No hay peor secuestro que el de un hijo a un padre. Sin ataduras. Y sin posibilidad de salvación. Todos los padres que lo sufren tratan de justificarlo en un trastorno de personalidad. Y en muchos casos es cierto que existe. Pero no siempre. Hay veces que los hijos arremeten contra sus progenitores porque ellos no tienen exactamente la vida que desean. Saben que sus padres son unas víctimas resignadas y que su amor hacia ellos frenará los impulsos de devolverles los golpes o de denunciarlos.

Y estiran de la cuerda hasta el infinito o hasta la tragedia, que llega el día en que esos padres ya no son capaces de aguantar más.
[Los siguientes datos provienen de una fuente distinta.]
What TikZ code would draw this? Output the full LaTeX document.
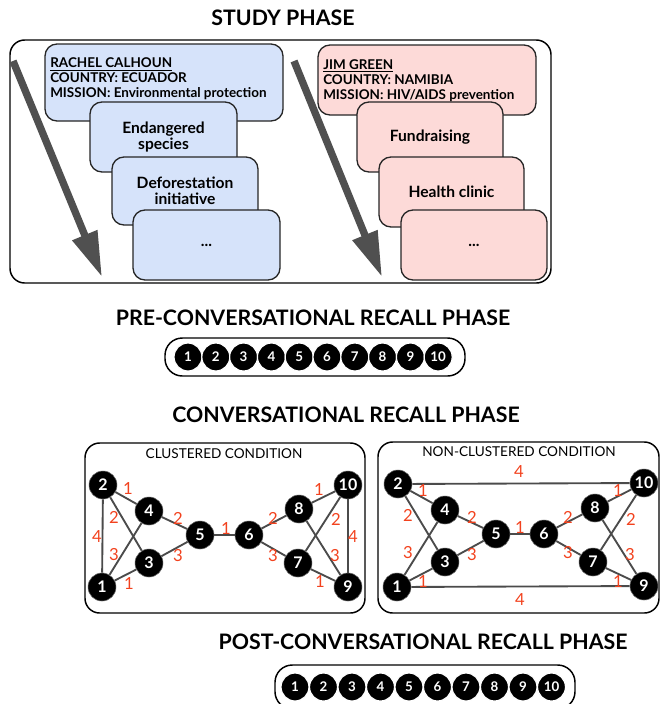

Entonces la única alternativa es vomitarlo todo y buscar ayuda y autoridad fuera de sus casas, aunque eso implique una condena para sus hijos que –ya lo saben– también lo será para ellos. A los padres les duelen las penas de los hijos incluso más que las propias. Es cosa de ese amor extraño e incomparable que emerge de la paternidad. Por eso a veces, para evitarles ese dolor que les duele a ellos también resisten sin hacer nada, y sin reparar en que las consecuencias de los pecados de omisión pueden ser fatales.